I realize I am not specific enough.
My end goal is to record on disk opengl textures at 60 hertz in 4k 3840 x 2160, rgba (alpha is important in my case), 4 bytes. This is 1.8GiB/s of data.
This is for a pet project which does musical visualization.
I have to do this “live”, I can not reduce the framerate and adjust the recording after.
I am not successful at copying from GPU to CPU memory at 1.8GiB/s.
Here were my attemps :
I am missing 300 MiB/s so I can record live at this resolution without resorting to complex workaround such as ring buffering the GPU memory and/or slowing down the fps and then adjust the recording.

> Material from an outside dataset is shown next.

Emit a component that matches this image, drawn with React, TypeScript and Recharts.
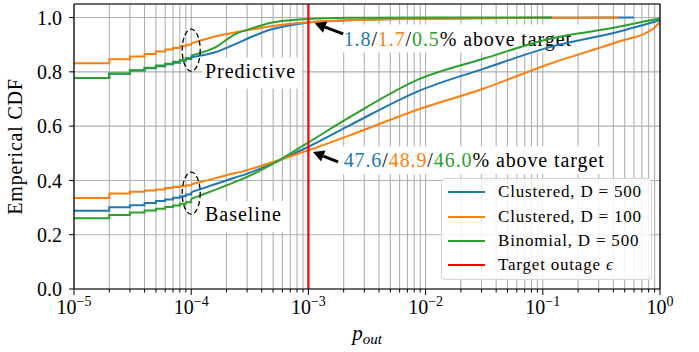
import React from 'react';
import {
  LineChart,
  Line,
  XAxis,
  YAxis,
  CartesianGrid,
  ReferenceLine,
  ReferenceDot,
  Legend,
} from 'recharts';

// matplotlib tab colours
const BLUE = '#1f77b4';
const ORANGE = '#ff7f0e';
const GREEN = '#2ca02c';
const RED = '#ff0000';
const FONT = "'Liberation Serif', 'DejaVu Serif', serif";

// p_out is a multiple of 1e-5, so the CDF is a staircase at the low end
const stepX = [1e-5, 2e-5, 3e-5, 4e-5, 5e-5, 6e-5, 7e-5, 8e-5, 9e-5, 1e-4];

const baseBlueSteps = [0.288, 0.301, 0.309, 0.317, 0.324, 0.33, 0.336, 0.342, 0.348, 0.357];
const baseOrangeSteps = [0.335, 0.352, 0.358, 0.363, 0.367, 0.372, 0.376, 0.379, 0.382, 0.386];
const baseGreenSteps = [0.261, 0.273, 0.282, 0.289, 0.296, 0.302, 0.308, 0.314, 0.32, 0.332];

const predBlueSteps = [0.777, 0.793, 0.805, 0.813, 0.821, 0.828, 0.834, 0.841, 0.847, 0.854];
const predOrangeSteps = [0.832, 0.846, 0.857, 0.866, 0.875, 0.882, 0.888, 0.894, 0.9, 0.905];
const predGreenSteps = [0.777, 0.794, 0.806, 0.815, 0.823, 0.83, 0.837, 0.844, 0.851, 0.86];

// smooth part of the baseline curves
const baseX = [1e-4, 1.2e-4, 2e-4, 3e-4, 5e-4, 1e-3, 2.25e-3, 9e-3, 3.1e-2, 0.115, 0.425, 0.87, 1];
const baseBlue = [0.357, 0.368, 0.4, 0.425, 0.464, 0.524, 0.603, 0.732, 0.811, 0.891, 0.946, 0.983, 0.99];
const baseOrange = [0.386, 0.394, 0.419, 0.438, 0.468, 0.511, 0.566, 0.664, 0.738, 0.83, 0.909, 0.958, 0.985];
const baseGreen = [0.332, 0.345, 0.382, 0.413, 0.462, 0.54, 0.633, 0.775, 0.848, 0.922, 0.964, 0.992, 0.997];

// smooth part of the predictive curves
const predX = [1e-4, 1.6e-4, 2.4e-4, 3.4e-4, 4.7e-4, 7e-4, 1e-3, 2.2e-3, 1e-2, 0.1];
const predBlue = [0.854, 0.872, 0.903, 0.932, 0.955, 0.972, 0.982, 0.99, 0.996, 0.999];
const predOrange = [0.905, 0.93, 0.946, 0.957, 0.967, 0.977, 0.983, 0.99, 0.996, 0.999];
const predGreen = [0.86, 0.89, 0.94, 0.962, 0.98, 0.99, 0.995, 0.999, 1.0, 1.0];
// largest observed p_out of each predictive run (blue, orange, green)
const predEndX = [0.6, 0.44, 0.12];

const targetOutage = 1e-3;

const aboveTargetPred = ['1.8', '1.7', '0.5'];
const aboveTargetBase = ['47.6', '48.9', '46.0'];

const legendLabels = ['Clustered, D = 500', 'Clustered, D = 100', 'Binomial, D = 500', 'Target outage'];
const legendColors = [BLUE, ORANGE, GREEN, RED];

const yTicks = [0, 0.2, 0.4, 0.6, 0.8, 1.0];
const xTicks: number[] = [];
for (let e = -5; e < 0; e++) {
  for (let m = 1; m < 10; m++) xTicks.push(Number((m * Math.pow(10, e)).toPrecision(2)));
}
xTicks.push(1);

const pts = (xs: number[], ys: number[]) => xs.map((x, i) => ({ x, y: ys[i] }));

const series = [
  { color: BLUE, steps: baseBlueSteps, x: baseX, y: baseBlue },
  { color: ORANGE, steps: baseOrangeSteps, x: baseX, y: baseOrange },
  { color: GREEN, steps: baseGreenSteps, x: baseX, y: baseGreen },
  { color: BLUE, steps: predBlueSteps, x: [...predX, predEndX[0]], y: [...predBlue, 1] },
  { color: ORANGE, steps: predOrangeSteps, x: [...predX, predEndX[1]], y: [...predOrange, 1] },
  { color: GREEN, steps: predGreenSteps, x: [...predX, predEndX[2]], y: [...predGreen, 1] },
];

const XTick = (props: any) => {
  const { x, y, payload } = props;
  const v = payload.value as number;
  const lg = Math.log10(v);
  const exp = Math.round(lg);
  const major = Math.abs(lg - exp) < 1e-6;
  return (
    <g>
      <line x1={x} x2={x} y1={y} y2={y + (major ? 6 : 3.5)} stroke="#000" strokeWidth={1} />
      {major && (
        <text x={x} y={y + 25} textAnchor="middle" fontFamily={FONT} fontSize={20} fill="#000">
          10
          <tspan dy={-8} fontSize={14}>
            {exp === 0 ? '0' : '\u2212' + -exp}
          </tspan>
        </text>
      )}
    </g>
  );
};

const Ellipse = (props: any) => (
  <ellipse
    cx={props.cx}
    cy={props.cy}
    rx={9}
    ry={21}
    fill="none"
    stroke="#000"
    strokeWidth={1.3}
    strokeDasharray="5 3"
  />
);

const AboveTarget = ({ values }: { values: string[] }) => (
  <>
    {values.map((v, i) => (
      <React.Fragment key={i}>
        {i > 0 && <tspan fill="#000">/</tspan>}
        <tspan fill={legendColors[i]}>{v}</tspan>
      </React.Fragment>
    ))}
    <tspan fill="#000">% above target</tspan>
  </>
);

// white boxed text; kept beneath the curves
const BoxedText = (props: any) => {
  const { cx, cy, boxW, label, values } = props;
  const boxed = !!values;
  return (
    <g>
      <rect x={cx - (boxed ? 1 : 3)} y={cy - (boxed ? 21 : 20)} width={boxW} height={boxed ? 28 : 31} fill="#fff" />
      <text x={cx} y={cy} fontFamily={FONT} fontSize={20} letterSpacing={boxed ? 0.9 : 1} fill="#000">
        {boxed ? <AboveTarget values={values} /> : label}
      </text>
    </g>
  );
};

const Arrow = (props: any) => {
  const { x1, y1, x2, y2 } = props;
  const ang = Math.atan2(y2 - y1, x2 - x1);
  const hl = 11;
  const hw = 6;
  const bx = x2 - hl * Math.cos(ang);
  const by = y2 - hl * Math.sin(ang);
  const nx = -Math.sin(ang) * hw;
  const ny = Math.cos(ang) * hw;
  return (
    <g>
      <line x1={x1} y1={y1} x2={bx} y2={by} stroke="#000" strokeWidth={3} />
      <polygon points={`${x2},${y2} ${bx + nx},${by + ny} ${bx - nx},${by - ny}`} fill="#000" />
    </g>
  );
};

const renderLegend = () => (
  <div
    style={{
      width: 211,
      height: 102,
      boxSizing: 'border-box',
      border: '1px solid #d4d4d4',
      borderRadius: 4,
      background: 'rgba(255,255,255,0.85)',
      fontFamily: FONT,
      fontSize: 17,
      letterSpacing: 0.8,
      color: '#000',
      paddingTop: 1,
    }}
  >
    {legendLabels.map((label, i) => (
      <div key={label} style={{ height: 24.4, display: 'flex', alignItems: 'center' }}>
        <span style={{ display: 'inline-block', width: 37, height: 2, marginLeft: 6, background: legendColors[i] }} />
        <span style={{ marginLeft: 13, whiteSpace: 'nowrap' }}>
          {label}
          {i === 3 && <i> ϵ</i>}
        </span>
      </div>
    ))}
  </div>
);

export default function App() {
  const under: any = { zIndex: -50 };
  return (
    <div style={{ position: 'absolute', left: 0, top: 0, width: 699, height: 352, background: '#fff' }}>
      <LineChart width={699} height={352} margin={{ top: 4, right: 39, left: 0, bottom: 0 }}>
        <CartesianGrid stroke="#b0b0b0" strokeWidth={1.1} />
        <XAxis
          dataKey="x"
          type="number"
          scale="log"
          domain={[1e-5, 1]}
          ticks={xTicks}
          interval={0}
          allowDataOverflow
          height={63}
          tickSize={0}
          tickMargin={0}
          tickLine={false}
          axisLine={{ stroke: '#000', strokeWidth: 1.2 }}
          tick={<XTick />}
          label={{
            content: (p: any) => {
              const vb = p.viewBox;
              return (
                <text x={vb.x + vb.width / 2} y={vb.y + 51} textAnchor="middle" fontFamily={FONT} fill="#000">
                  <tspan fontSize={21} fontStyle="italic">p</tspan>
                  <tspan fontSize={15} fontStyle="italic" dy={4}>out</tspan>
                </text>
              );
            },
          }}
        />
        <YAxis
          type="number"
          domain={[0, 1.05]}
          ticks={yTicks}
          interval={0}
          width={74}
          tickSize={5}
          tickMargin={7}
          tickLine={{ stroke: '#000' }}
          axisLine={{ stroke: '#000', strokeWidth: 1.2 }}
          tickFormatter={(v: number) => v.toFixed(1)}
          tick={{ fill: '#000', fontSize: 20, fontFamily: FONT }}
          label={{
            content: (p: any) => {
              const vb = p.viewBox;
              const cx = vb.x + 22;
              const cy = vb.y + vb.height / 2;
              return (
                <text
                  x={cx}
                  y={cy}
                  transform={`rotate(-90 ${cx} ${cy})`}
                  textAnchor="middle"
                  fontFamily={FONT}
                  fontSize={20}
                  letterSpacing={0.8}
                  fill="#000"
                >
                  Emperical CDF
                </text>
              );
            },
          }}
        />

        <ReferenceDot {...under} x={1.31e-4} y={0.779} shape={(p: any) => <BoxedText {...p} label="Predictive" boxW={100} />} />
        <ReferenceDot {...under} x={1.31e-4} y={0.25} shape={(p: any) => <BoxedText {...p} label="Baseline" boxW={84} />} />
        <ReferenceDot {...under} x={2.0e-3} y={0.897} shape={(p: any) => <BoxedText {...p} values={aboveTargetPred} boxW={238} />} />
        <ReferenceDot {...under} x={2.0e-3} y={0.4485} shape={(p: any) => <BoxedText {...p} values={aboveTargetBase} boxW={267} />} />

        {series.map((s, i) => (
          <Line
            key={'s' + i}
            data={pts(stepX, s.steps)}
            dataKey="y"
            type="stepAfter"
            stroke={s.color}
            strokeWidth={2}
            dot={false}
            activeDot={false}
            isAnimationActive={false}
          />
        ))}
        {series.map((s, i) => (
          <Line
            key={'c' + i}
            data={pts(s.x, s.y)}
            dataKey="y"
            type="monotone"
            stroke={s.color}
            strokeWidth={2}
            dot={false}
            activeDot={false}
            isAnimationActive={false}
          />
        ))}

        <ReferenceLine x={targetOutage} stroke={RED} strokeWidth={2.2} />
        <ReferenceLine x={1} stroke="#000" strokeWidth={1.2} />
        <ReferenceLine y={1.05} stroke="#000" strokeWidth={1.2} />

        <ReferenceDot x={1e-4} y={0.88} shape={Ellipse} />
        <ReferenceDot x={1e-4} y={0.353} shape={Ellipse} />

        <ReferenceLine
          segment={[
            { x: 1.98e-3, y: 0.94 },
            { x: 1.134e-3, y: 0.979 },
          ]}
          shape={Arrow}
        />
        <ReferenceLine
          segment={[
            { x: 1.79e-3, y: 0.468 },
            { x: 1.096e-3, y: 0.505 },
          ]}
          shape={Arrow}
        />

        <Legend
          layout="horizontal"
          align="center"
          verticalAlign="middle"
          content={renderLegend}
          wrapperStyle={{ left: 441, top: 178, width: 211, height: 102 }}
        />
      </LineChart>
    </div>
  );
}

The figure that I’m quoting (2.6 GiB/s) is from the cuda-z benchmark tool : http://cuda-z.sourceforge.net/ which uses the same method I described. Mentioning that figure without context is a bit silly, since I’m not actually achieving 2.6 GiB/s otherwise I’d be happy.
I am not achieving 2.6 GiB/s neither the 3.2 GiB/s (@njuffa), I’m guessing for 2 reasons :
- I have 2 opengl apps running at the same time which doesn’t transfer anything from CPU to GPU but is using 40% of the GPU processing power so I’m guessing this impacts COPY performance as well. If someone could confirm that. I can replicate this behavior by opening my 2 opengl apps and cuda-z, cuda-z reports lower bandwidth.
- I may not be using the most optimal way yet to copy from GPU to CPU. I am hopping that the cuda-z benchmark tool is not using the most optimal way to copy data and that It could achieve 3.2 GiB/s
 A PCIe gen 3 x4 link maxes out at around 3.1 to 3.2 GB/sec in practice
This gives me hope I can achieve my end goal.
 If host/device transfers are not using asynchronous copies using pinned system memory, there is additional overhead for a system memory copy from/to a pinned buffer maintained by the CUDA driver.
Are you implying that async copy would be more performant? Right now I am doing sync copy with locked memory. If yes I should try that.
The fastest way to copy an OpenGL texture to CPU memory is almost certainly via an OpenGL API, not via CUDA/OpenGL interop.
Right now, the fastest solution I could find was using CUDA. But maybe it’s because I did not try using locked memory with OpenGL APIs. I would like to try that but with Java on Windows I could not find a way to allocate locked memory other than using CUDA allocation methods.
Thanks for any help on this problem!